By Krisy Gashler
Insecticides added to cattle feed to combat flies “significantly lower” populations of dung beetles, which control flies naturally, new research finds.
Anyone who has walked through a barn or cattle pasture in the summer knows that flies are a nuisance and even a health hazard. Face flies can spread diseases like pink eye to cattle, and horn flies biting flies that live on cows and take up to 20 blood meals per day in large enough numbers can impact animals’ health and growth. But insecticides frequently used to combat these pests may actually be reinforcing the problem by killing dung beetles, which naturally control flies, and potentially harming other beneficial insects.
Researchers with the Cornell Integrated Pest Management program have been working in collaboration with farms across New York state to understand how feed-through pesticides – insecticides added to cattle feed to kill flies – impact dung beetle populations. The researchers are also sharing alternative strategies to control pest species, such as using walk-through fly traps, providing shelter, and recruiting poultry to eat fly larvae.
“These flies can cause major problems for herds. If you’re raising steers, you want them to gain weight quickly, and the annoyance, injury and disease that flies can cause in large numbers can affect the animals,” said Ken Wise, livestock coordinator for Cornell Integrated Pest Management (IPM). “However, the broad-spectrum use of any insecticide is not an integrated approach to controlling flies. I know it’s a pain to do, but if you can estimate the number of flies on your cows and treat the animals only when they need it, you’re going to have a lot less insecticide in the environment.”
Feed-through insecticides harm dung beetles, don’t control face flies
Both flies and dung beetles lay their eggs in manure pats.
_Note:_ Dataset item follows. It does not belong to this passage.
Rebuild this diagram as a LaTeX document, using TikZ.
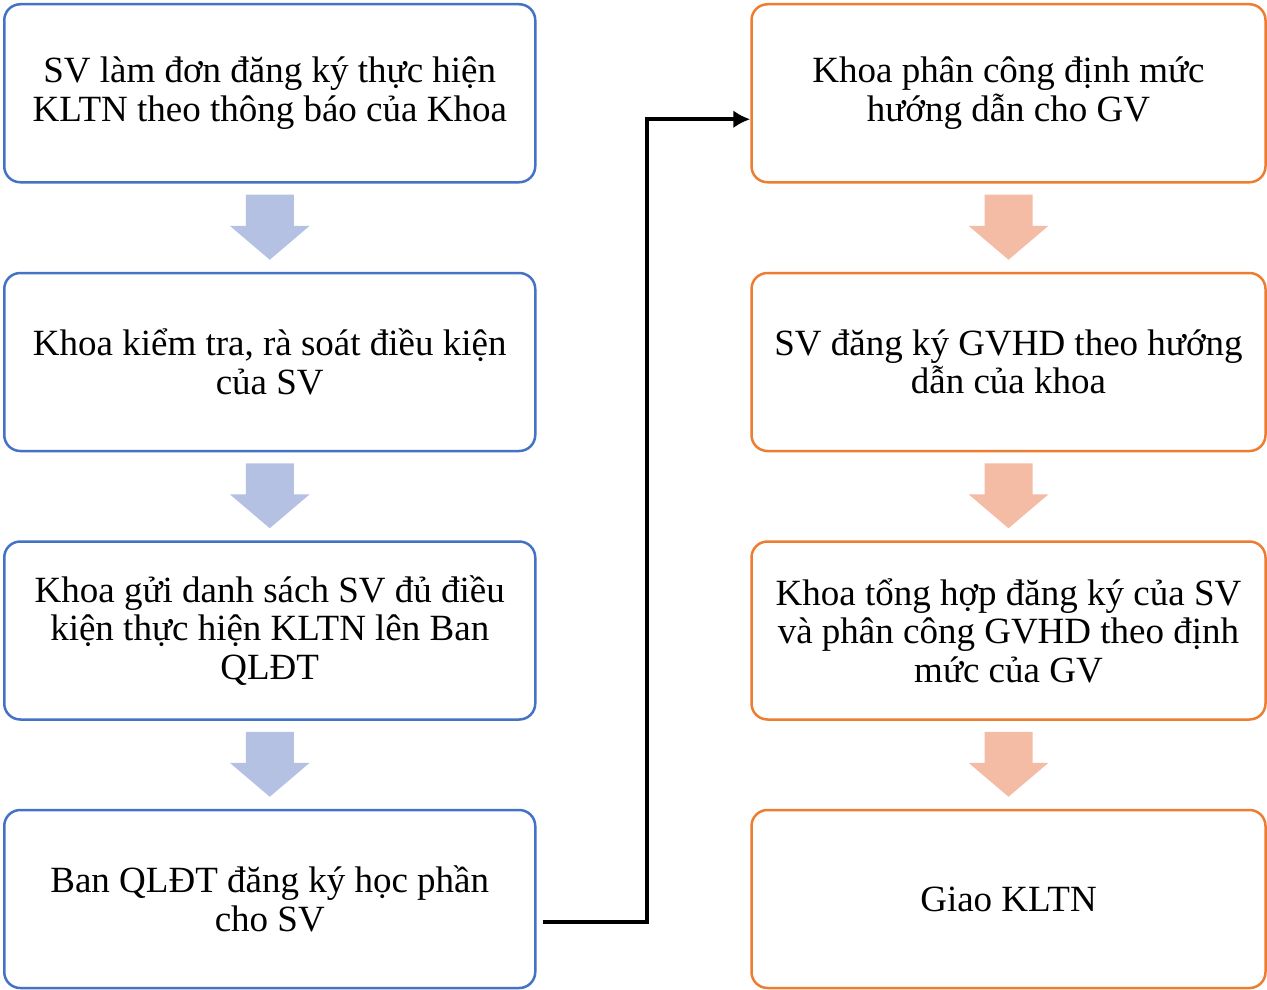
\documentclass[tikz,border=0pt]{standalone}
\usepackage{fontspec}
\setmainfont{Liberation Serif}
\usetikzlibrary{arrows.meta,calc}
\definecolor{blueline}{HTML}{4472C4}
\definecolor{orangeline}{HTML}{ED7D31}
\definecolor{bluefill}{HTML}{B4C1E3}
\definecolor{orangefill}{HTML}{F4BBA5}
\begin{document}
\begin{tikzpicture}[x=1pt,y=-1pt,
  stepbox/.style={draw, line width=2.5pt, rounded corners=16pt, fill=white,
    minimum width=531pt, minimum height=178pt, inner sep=0pt,
    align=center, font=\fontsize{37}{38.5}\selectfont},
  leftbox/.style={stepbox, draw=blueline},
  rightbox/.style={stepbox, draw=orangeline, minimum width=514pt},
  flow/.style={line width=3.6pt, -{Latex[length=17pt,width=18pt]}}
]
\useasboundingbox (0,0) rectangle (1267,990);

% left column
\node[leftbox] (l1) at (269.75,93.25) {SV làm đơn đăng ký thực hiện\\KLTN theo thông báo của Khoa};
\node[leftbox] (l2) at (269.75,362) {Khoa kiểm tra, rà soát điều kiện\\của SV};
\node[leftbox] (l3) at (269.75,630.5) {Khoa gửi danh sách SV đủ điều\\kiện thực hiện KLTN lên Ban\\QLĐT};
\node[leftbox] (l4) at (269.75,899) {Ban QLĐT đăng ký học phần\\cho SV};

% right column
\node[rightbox] (r1) at (1008.5,93.25) {Khoa phân công định mức\\hướng dẫn cho GV};
\node[rightbox] (r2) at (1008.5,362) {SV đăng ký GVHD theo hướng\\dẫn của khoa};
\node[rightbox] (r3) at (1008.5,630.5) {Khoa tổng hợp đăng ký của SV\\và phân công GVHD theo định\\mức của GV};
\node[rightbox] (r4) at (1008.5,899) {Giao KLTN};

% block arrows between steps
\foreach \a/\b/\c in {l1/l2/bluefill, l2/l3/bluefill, l3/l4/bluefill,
                      r1/r2/orangefill, r2/r3/orangefill, r3/r4/orangefill} {
  \path (\a.south) ++(0,11) coordinate (top)
        (\b.north) ++(0,-12) coordinate (tip);
  \fill[\c] ($(top)+(-24,0)$) -- ($(top)+(24,0)$) -- ($(tip)+(24,-34)$)
     -- ($(tip)+(40,-34)$) -- (tip) -- ($(tip)+(-40,-34)$) -- ($(tip)+(-24,-34)$) -- cycle;
}

% connector from the last left step to the first right step
\coordinate (bend) at (647,0);
\coordinate (entry) at ([yshift=-26pt]r1.west);
\draw[flow] ([xshift=6pt,yshift=-23pt]l4.east) -| (bend |- entry) -- (entry);
\end{tikzpicture}
\end{document}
Larvae eat the manure and then hatch as fully-grown insects. Dung beetles control flies by competing for the same manure for food and shelter. Other species of beneficial beetles that inhabit manure include predators such as rove beetles, hister beetles and water scavenger beetles, which also eat fly larvae. And beetles’ benefits go beyond fly control: when they create tunnels in manure pats and in the soil beneath them, they help break down waste more quickly and recycle nutrients back into the soil, helping to increase soil health and fertility.